И католические писатели говорят об этом таким же решительным языком. Хорошее самочувствие, которое оставляет после себя видение или другие проявления Божьего расположения, – единственное доказательство того, что они не от Лукавого. Вот что говорит Св. Тереза:

"Как дурной сон не освежает, но еще более утомляет голову, так и некоторые создания воображения только обессиливают душу. Вместо обогащения души – они вселяют в нее одно томление и отвращение, тогда как истинно небесное видение дает несказанные духовные сокровища и чудотворное оживление телесных сил. Я привожу эти рассуждения для тех, кто осуждает меня, говоря, что мои видения – дело Врага человеческого или игра моего воображения… Я могла бы показать им те богатства, какими Божья длань одарила меня: они мое подлинное достояние. Все, знающие меня, видят, как я изменилась. Мой исповедник сам подтверждает это. Перемена, произошедшая во мне, явственна для людских глаз; она не скрыта в глубине, но сияет ослепительным светом. Я не могу поверить, чтобы Сатана, – если он виновник всего этого, – прибегал с целью погубить меня и низвергнуть в ад, к средствам столь противоречащим его намерениям: к искоренению моих пороков, к преисполнению меня мужеством и иными добродетелями. Ибо я ясно вижу, что хотя бы одного из этих видений достаточно для того, чтобы обогатить меня всеми этими сокровищами [7] ".

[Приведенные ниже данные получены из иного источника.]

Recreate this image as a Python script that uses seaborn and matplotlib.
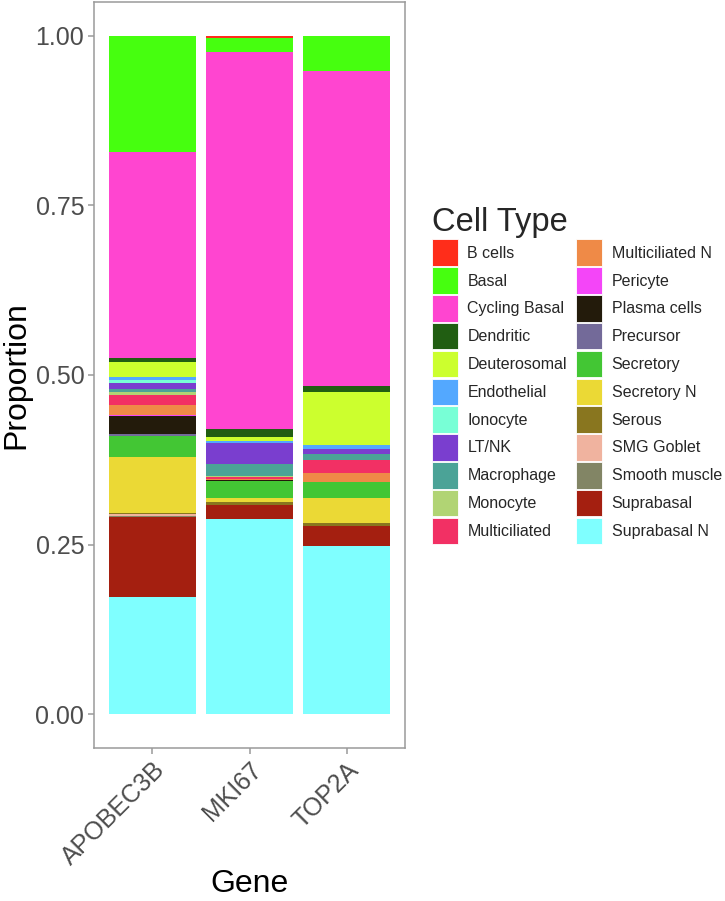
import matplotlib
matplotlib.use("Agg")
import matplotlib.pyplot as plt
from matplotlib.patches import Patch
import seaborn as sns
import pandas as pd

# ---- data ----
genes = ["APOBEC3B", "MKI67", "TOP2A"]

cell_types = [
    "B cells", "Basal", "Cycling Basal", "Dendritic", "Deuterosomal",
    "Endothelial", "Ionocyte", "LT/NK", "Macrophage", "Monocyte",
    "Multiciliated", "Multiciliated N", "Pericyte", "Plasma cells",
    "Precursor", "Secretory", "Secretory N", "Serous", "SMG Goblet",
    "Smooth muscle", "Suprabasal", "Suprabasal N",
]

cell_colors = [
    "#FF2D1A", "#46FF0F", "#FF45D0", "#215E12", "#CCFF2E",
    "#53A8FF", "#78FFD6", "#7A3ECF", "#4BA397", "#B1D474",
    "#F23064", "#EF8A47", "#F445F8", "#231B0B",
    "#736A99", "#43C634", "#EBD935", "#89761F", "#F0B39F",
    "#828565", "#A41F10", "#7FFFFF",
]

apobec3b = [0.000, 0.171, 0.303, 0.0065, 0.022,
            0.004, 0.005, 0.009, 0.0045, 0.0045,
            0.0137, 0.0147, 0.0025, 0.0255,
            0.0035, 0.031, 0.082, 0.002, 0.003,
            0.001, 0.119, 0.172]

mki67 = [0.003, 0.021, 0.556, 0.012, 0.006,
         0.002, 0.001, 0.030, 0.018, 0.001,
         0.0035, 0.0015, 0.000, 0.001,
         0.000, 0.026, 0.006, 0.003, 0.000,
         0.000, 0.021, 0.288]

top2a = [0.001, 0.0515, 0.464, 0.009, 0.078,
         0.006, 0.000, 0.0075, 0.0085, 0.000,
         0.0196, 0.013, 0.000, 0.000,
         0.000, 0.0235, 0.0368, 0.005, 0.000,
         0.000, 0.0294, 0.2475]

df = pd.DataFrame({"APOBEC3B": apobec3b, "MKI67": mki67, "TOP2A": top2a},
                  index=cell_types)
# first cell type sits on top of the stack -> top edge of each layer
tops = df.iloc[::-1].cumsum().iloc[::-1]

# ---- plot ----
sns.set_style("white")
plt.rcParams["font.family"] = ["Liberation Sans", "DejaVu Sans"]

fig = plt.figure(figsize=(7.25, 9.01), dpi=100)
ax = fig.add_axes([94 / 725, 1 - 748 / 901, 311 / 725, 746 / 901])

# draw from the top layer down, each lower layer painted over the previous
for cell, col in zip(cell_types, cell_colors):
    layer = tops.loc[cell].rename_axis("Gene").reset_index(name="top")
    sns.barplot(data=layer, x="Gene", y="top", order=genes, color=col,
                width=0.9, saturation=1, errorbar=None, linewidth=0, ax=ax)

ax.set_xlim(-0.6, 2.6)
ax.set_ylim(-0.05, 1.05)
ax.set_yticks([0, 0.25, 0.5, 0.75, 1.0])
ax.set_yticklabels(["0.00", "0.25", "0.50", "0.75", "1.00"])

for s in ax.spines.values():
    s.set_visible(True)
    s.set_color("#9A9A9A")
    s.set_linewidth(1.1)

ax.tick_params(axis="both", which="major", length=4, width=1.1,
               color="#9A9A9A", labelsize=18, labelcolor="#4D4D4D",
               direction="out", pad=3, left=True, bottom=True)
plt.setp(ax.get_xticklabels(), rotation=45, ha="right",
         rotation_mode="anchor")

ax.set_xlabel("Gene", fontsize=23, color="black")
ax.set_ylabel("Proportion", fontsize=23, color="black")
ax.xaxis.set_label_coords(0.5, -0.162)
ax.yaxis.set_label_coords(-0.2, 0.5)

handles = [Patch(facecolor=c, edgecolor="white", linewidth=0.6)
           for c in cell_colors]
fig.legend(handles, cell_types, title="Cell Type", ncol=2,
           loc="upper left", bbox_to_anchor=(421 / 725, 1 - 196 / 901),
           frameon=False, fontsize=11.5, title_fontsize=23.5,
           alignment="left", handlelength=1.6, handleheight=2.18,
           handletextpad=0.6, labelspacing=0.08, columnspacing=0.6,
           borderpad=0.2)

fig.savefig("out.png", dpi=100)
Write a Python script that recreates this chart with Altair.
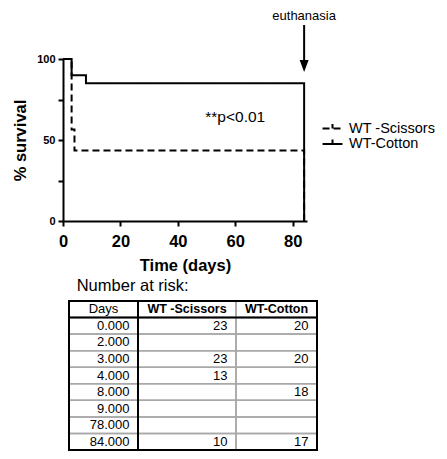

Опасаюсь, что сделал отступление длиннее, чем то было необходимо для устранения тех недоразумений, какие могли быть вызваны моими рассуждениями из области патологии. Но мне представлялось чрезвычайно важным убедить вас в необходимости оценивать значение религиозных переживаний по их конечным результатам, и я надеюсь, что возможность патологического происхождения религии не будет больше оскорблять ничьего благочестия.

Конечно, меня могут спросить: Если последствия религиозного явления должны служить основанием для окончательного суждения о его ценности, то почему же я посвящаю столько времени изучению его фактических условий? Почему вовсе не оставить в стороне патологическую сторону этих явлений?

Я отвечу двумя соображениями: Во-первых, непреодолимая любознательность настойчиво наталкивает нас на подобные изыскания. Во-вторых, рассмотрение гипертрофированной или извращенной формы какого-нибудь явления, изучение сопровождающих его процессов, почвы, на которой оно развилось, и всего вообще, что так или иначе имеет к нему отношение, – всегда приводит к более совершенному познанию ценности рассматриваемого явления. Это вовсе не значит, чтобы мы тем самым низводили значение его на тот низкий уровень, на каком, в наших глазах, находятся сопутствующие ему процессы; наоборот, – таким путем мы выводим с большею определенностью его своеобразное значение, выясняя в то же время, каким уклонениям от нормы подвержено изучаемое нами явление.

Ненормальные явления представляют то преимущество при изучении, что в них мы находим изолированными отдельные элементы душевной жизни, и благодаря этому получаем возможность наблюдать последние незатемненными их обычной средой. Эти явления в анатомии души играют ту же роль, как скальпель и микроскоп в анатомии тела. Чтобы правильно понять какое-нибудь явление, мы должны рассмотреть его вне окружающей его обстановки и составить полное представление обо всех его изменениях. Изучение галлюцинаций было для психологов ключом к правильному пониманию нормального ощущения, а изучение иллюзий – к пониманию восприятия. Болезненные импульсы, навязчивые представления, так называемые "idées fixes " – бросили поток света на психологию нормальной воли, а одержимость и видения оказали ту же услугу психологии веры.